To an outsider, the most significant innovation in the global warming controversy is the overt reliance that is being placed on models. Back in the days of nuclear winter, computer models were invoked to add weight to a conclusion: “These results are derived with the help of a computer model.” But now, large-scale computer models are seen as generating data in themselves. No longer are models judged by how well they reproduce data from the real world—increasingly, models provide the data. As if they were themselves a reality. And indeed they are, when we are projecting forward. There can be no observational data about the year 2100. There are only model runs.
Stepping back, I have to say the arrogance of the model makers is breathtaking. There have been, in every century, scientists who say they know it all. Since climate may be a chaotic system—no one is sure about
that—these predictions are inherently doubtful, to be polite.
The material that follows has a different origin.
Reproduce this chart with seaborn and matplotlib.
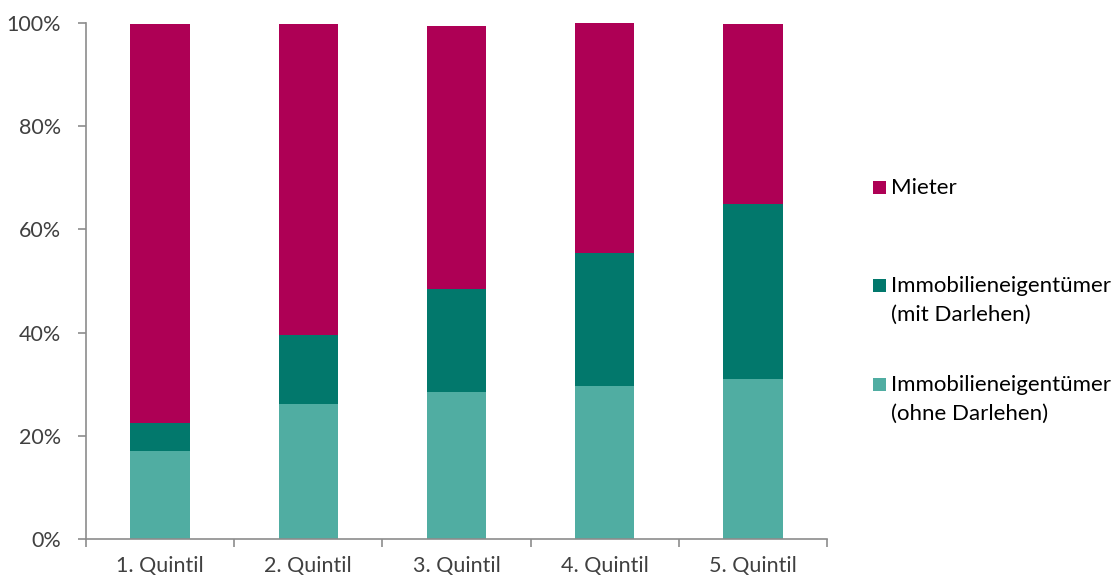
import matplotlib
matplotlib.use("Agg")
import matplotlib.pyplot as plt
import seaborn as sns
import numpy as np
import pandas as pd
from matplotlib.patches import Rectangle
from matplotlib.ticker import FuncFormatter, FixedLocator

categories = ["1. Quintil", "2. Quintil", "3. Quintil", "4. Quintil", "5. Quintil"]
ohne_darlehen = [17.0, 26.1, 28.5, 29.7, 31.0]
mit_darlehen = [5.4, 13.4, 19.9, 25.7, 33.9]
mieter = [77.4, 60.3, 51.0, 44.6, 34.9]

series_labels = ["Mieter", "Immobilieneigentümer\n(mit Darlehen)", "Immobilieneigentümer\n(ohne Darlehen)"]
colors = ["#AE0055", "#02786C", "#50ADA2"]

sns.set_theme(style="white")
plt.rcParams['font.family'] = ['Lato', 'DejaVu Sans']

W, H = 1119, 578
fig = plt.figure(figsize=(W / 100, H / 100), dpi=100)
ax = fig.add_axes([86 / W, 39 / H, (827 - 86) / W, (539 - 23) / H])

o = np.array(ohne_darlehen)
m = np.array(mit_darlehen)
r = np.array(mieter)
df = pd.DataFrame({"cat": categories, "total": o + m + r, "owners": o + m, "ohne": o})

for col, c in zip(["total", "owners", "ohne"], colors):
    sns.barplot(data=df, x="cat", y=col, color=c, width=0.4, ax=ax,
                saturation=1, linewidth=0, errorbar=None)

ax.set_ylim(0, 100)
ax.set_xlim(-0.5, 4.5)
ax.set_yticks([0, 20, 40, 60, 80, 100])
ax.yaxis.set_major_formatter(FuncFormatter(lambda v, p: f"{int(v)}%"))
ax.set_xlabel("")
ax.set_ylabel("")

ax.set_xticks(np.arange(len(categories)))
ax.set_xticklabels(categories)
ax.xaxis.set_minor_locator(FixedLocator(np.arange(-0.5, len(categories), 1.0)))
ax.tick_params(axis="x", which="major", length=0, pad=12, labelsize=15.5, labelcolor="#404040")
ax.tick_params(axis="x", which="minor", length=6, width=1.2, color="#8c8c8c", direction="out", bottom=True)
ax.tick_params(axis="y", length=6, width=1.2, color="#8c8c8c", direction="out", left=True,
               labelsize=15.5, labelcolor="#404040", pad=12)

for s in ["top", "right"]:
    ax.spines[s].set_visible(False)
for s in ["left", "bottom"]:
    ax.spines[s].set_color("#8c8c8c")
    ax.spines[s].set_linewidth(1.2)

# Legend (manual, Excel-like placement)
square_centers = [187, 285, 384]
line_gap = 29
for lab, c, yc in zip(series_labels, colors, square_centers):
    fig.patches.append(Rectangle(((873) / W, 1 - (yc + 6.5) / H), 13 / W, 13 / H,
                                 transform=fig.transFigure, facecolor=c, edgecolor="none"))
    for i, line in enumerate(lab.split("\n")):
        fig.text(891 / W, 1 - (yc + 7 + i * line_gap) / H, line, fontsize=16, color="#000000",
                 ha="left", va="baseline")

fig.savefig("out.png", dpi=100)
But more to the point, even if the models get the science spot-on, they can never get the sociology. To predict anything about the world a hundred years
from now is simply absurd.
Wow. Talk about hitting the nail on the head a decade in advance.
For those who want to read more (highly recommended):
State of Fear pdf is here:
Click to access 0060820640.pdf
State of Fear ebook is here:
http://books4all.cc:8080/mobile?num=100000
And a final word from the novel:
Our planet is five billion years old, and it has been changing constantly all during that time. […] Our atmosphere is as violent as the land beneath it. At any moment there are one thousand five hundred electrical storms across the planet. Eleven lightning bolts strike the ground each second. A tornado tears across the surface every six hours. And every four days, a giant cyclonic storm, hundreds of miles in diameter, spins over the ocean and wreaks havoc on the land.
The nasty little apes that call themselves human beings can do nothing except run and hide. For these same apes to imagine they can stabilize this atmosphere is arrogant beyond belief. They can’t control the climate.
The reality is, they run from the storms.
Thank you Michael Crichton. I hope we can still pull the plug on the present day State of Fear.